> Data provided:
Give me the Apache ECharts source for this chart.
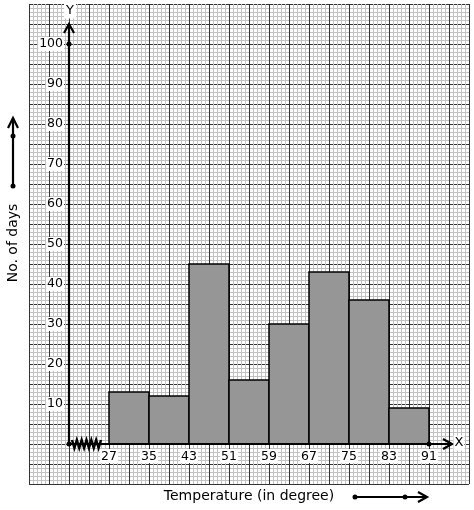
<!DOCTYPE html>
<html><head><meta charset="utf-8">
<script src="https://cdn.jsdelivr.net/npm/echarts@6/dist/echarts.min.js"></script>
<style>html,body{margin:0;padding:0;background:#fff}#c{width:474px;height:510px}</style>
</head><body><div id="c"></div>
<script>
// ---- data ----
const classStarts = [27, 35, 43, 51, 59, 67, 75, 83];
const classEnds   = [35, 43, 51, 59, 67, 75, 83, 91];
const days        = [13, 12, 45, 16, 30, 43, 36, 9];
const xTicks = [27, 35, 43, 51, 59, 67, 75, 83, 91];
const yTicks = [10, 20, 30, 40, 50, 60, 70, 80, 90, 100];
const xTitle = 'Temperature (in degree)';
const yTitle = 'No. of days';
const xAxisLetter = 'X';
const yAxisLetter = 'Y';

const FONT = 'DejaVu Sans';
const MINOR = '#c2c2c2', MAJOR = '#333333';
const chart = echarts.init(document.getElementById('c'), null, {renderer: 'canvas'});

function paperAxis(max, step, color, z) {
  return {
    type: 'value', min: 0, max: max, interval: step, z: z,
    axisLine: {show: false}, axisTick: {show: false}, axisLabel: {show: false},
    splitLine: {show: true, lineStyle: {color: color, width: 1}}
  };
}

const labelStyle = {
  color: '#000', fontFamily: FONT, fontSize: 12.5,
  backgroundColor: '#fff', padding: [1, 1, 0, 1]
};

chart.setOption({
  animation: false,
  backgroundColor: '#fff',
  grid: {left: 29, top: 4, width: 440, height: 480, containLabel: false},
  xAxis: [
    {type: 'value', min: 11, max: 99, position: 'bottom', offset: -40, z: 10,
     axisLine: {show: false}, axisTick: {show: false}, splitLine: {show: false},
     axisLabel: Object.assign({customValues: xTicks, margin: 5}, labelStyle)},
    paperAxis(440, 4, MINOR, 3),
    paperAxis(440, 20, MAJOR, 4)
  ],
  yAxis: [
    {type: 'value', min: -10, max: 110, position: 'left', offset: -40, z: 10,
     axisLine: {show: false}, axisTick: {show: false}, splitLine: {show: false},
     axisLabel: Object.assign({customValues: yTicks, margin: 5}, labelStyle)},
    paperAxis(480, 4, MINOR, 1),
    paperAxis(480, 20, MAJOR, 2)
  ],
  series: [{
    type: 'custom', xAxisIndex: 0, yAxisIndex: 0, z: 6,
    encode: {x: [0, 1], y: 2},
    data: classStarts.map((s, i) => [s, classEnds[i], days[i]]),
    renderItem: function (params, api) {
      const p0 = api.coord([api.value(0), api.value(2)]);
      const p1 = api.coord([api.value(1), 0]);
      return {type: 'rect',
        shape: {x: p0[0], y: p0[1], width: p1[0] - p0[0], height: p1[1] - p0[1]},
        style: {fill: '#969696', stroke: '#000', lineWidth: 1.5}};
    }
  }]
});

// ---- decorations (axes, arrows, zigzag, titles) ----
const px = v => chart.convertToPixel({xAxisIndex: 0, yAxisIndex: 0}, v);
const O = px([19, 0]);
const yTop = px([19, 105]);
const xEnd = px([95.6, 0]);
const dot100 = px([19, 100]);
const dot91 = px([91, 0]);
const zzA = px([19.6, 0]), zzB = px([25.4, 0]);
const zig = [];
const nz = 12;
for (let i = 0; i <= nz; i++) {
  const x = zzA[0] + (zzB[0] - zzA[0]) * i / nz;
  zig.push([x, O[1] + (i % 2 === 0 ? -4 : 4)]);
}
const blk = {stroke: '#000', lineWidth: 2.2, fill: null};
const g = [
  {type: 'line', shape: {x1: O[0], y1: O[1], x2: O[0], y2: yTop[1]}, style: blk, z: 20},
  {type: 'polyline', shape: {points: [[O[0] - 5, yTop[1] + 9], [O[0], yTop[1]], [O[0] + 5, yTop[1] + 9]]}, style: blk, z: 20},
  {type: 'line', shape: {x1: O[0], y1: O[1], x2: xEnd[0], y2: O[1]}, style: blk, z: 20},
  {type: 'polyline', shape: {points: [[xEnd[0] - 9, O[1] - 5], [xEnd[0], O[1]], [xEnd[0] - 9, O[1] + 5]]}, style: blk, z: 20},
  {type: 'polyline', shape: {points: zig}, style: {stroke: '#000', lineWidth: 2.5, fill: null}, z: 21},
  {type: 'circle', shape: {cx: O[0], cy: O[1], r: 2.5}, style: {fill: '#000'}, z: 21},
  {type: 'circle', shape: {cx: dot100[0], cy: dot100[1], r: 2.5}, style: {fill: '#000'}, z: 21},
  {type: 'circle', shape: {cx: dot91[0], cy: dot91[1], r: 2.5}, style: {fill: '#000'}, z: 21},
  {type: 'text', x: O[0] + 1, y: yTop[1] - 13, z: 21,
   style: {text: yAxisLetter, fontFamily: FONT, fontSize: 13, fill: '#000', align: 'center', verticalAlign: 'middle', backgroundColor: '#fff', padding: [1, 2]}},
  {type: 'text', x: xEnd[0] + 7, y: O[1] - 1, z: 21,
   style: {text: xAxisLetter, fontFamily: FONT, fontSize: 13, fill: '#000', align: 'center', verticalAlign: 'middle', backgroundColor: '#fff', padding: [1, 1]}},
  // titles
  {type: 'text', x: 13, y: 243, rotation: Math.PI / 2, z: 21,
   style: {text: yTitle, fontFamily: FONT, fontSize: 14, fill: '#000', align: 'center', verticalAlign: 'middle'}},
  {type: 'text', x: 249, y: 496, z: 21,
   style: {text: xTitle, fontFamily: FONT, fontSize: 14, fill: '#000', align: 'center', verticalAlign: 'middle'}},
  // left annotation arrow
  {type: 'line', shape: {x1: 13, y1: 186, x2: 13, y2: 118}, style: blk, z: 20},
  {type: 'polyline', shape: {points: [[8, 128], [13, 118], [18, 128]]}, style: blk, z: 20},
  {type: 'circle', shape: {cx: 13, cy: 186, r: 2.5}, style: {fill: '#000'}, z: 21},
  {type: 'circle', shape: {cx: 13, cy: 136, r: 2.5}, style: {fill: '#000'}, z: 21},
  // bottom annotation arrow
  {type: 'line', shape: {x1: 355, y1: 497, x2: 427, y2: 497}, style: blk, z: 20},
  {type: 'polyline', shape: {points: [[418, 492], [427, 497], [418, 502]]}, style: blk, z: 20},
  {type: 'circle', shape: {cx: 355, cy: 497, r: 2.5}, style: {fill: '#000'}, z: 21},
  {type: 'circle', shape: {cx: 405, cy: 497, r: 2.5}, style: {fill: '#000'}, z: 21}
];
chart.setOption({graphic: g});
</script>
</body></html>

> Set problem: Each line from the top of the material through the line containing "const yAxisLetter = 'Y';" should be reproduced exactly; please drop any images.

> Output below:
Give me the Apache ECharts source for this chart.
<!DOCTYPE html>
<html><head><meta charset="utf-8">
<script src="https://cdn.jsdelivr.net/npm/echarts@6/dist/echarts.min.js"></script>
<style>html,body{margin:0;padding:0;background:#fff}#c{width:474px;height:510px}</style>
</head><body><div id="c"></div>
<script>
// ---- data ----
const classStarts = [27, 35, 43, 51, 59, 67, 75, 83];
const classEnds   = [35, 43, 51, 59, 67, 75, 83, 91];
const days        = [13, 12, 45, 16, 30, 43, 36, 9];
const xTicks = [27, 35, 43, 51, 59, 67, 75, 83, 91];
const yTicks = [10, 20, 30, 40, 50, 60, 70, 80, 90, 100];
const xTitle = 'Temperature (in degree)';
const yTitle = 'No. of days';
const xAxisLetter = 'X';
const yAxisLetter = 'Y';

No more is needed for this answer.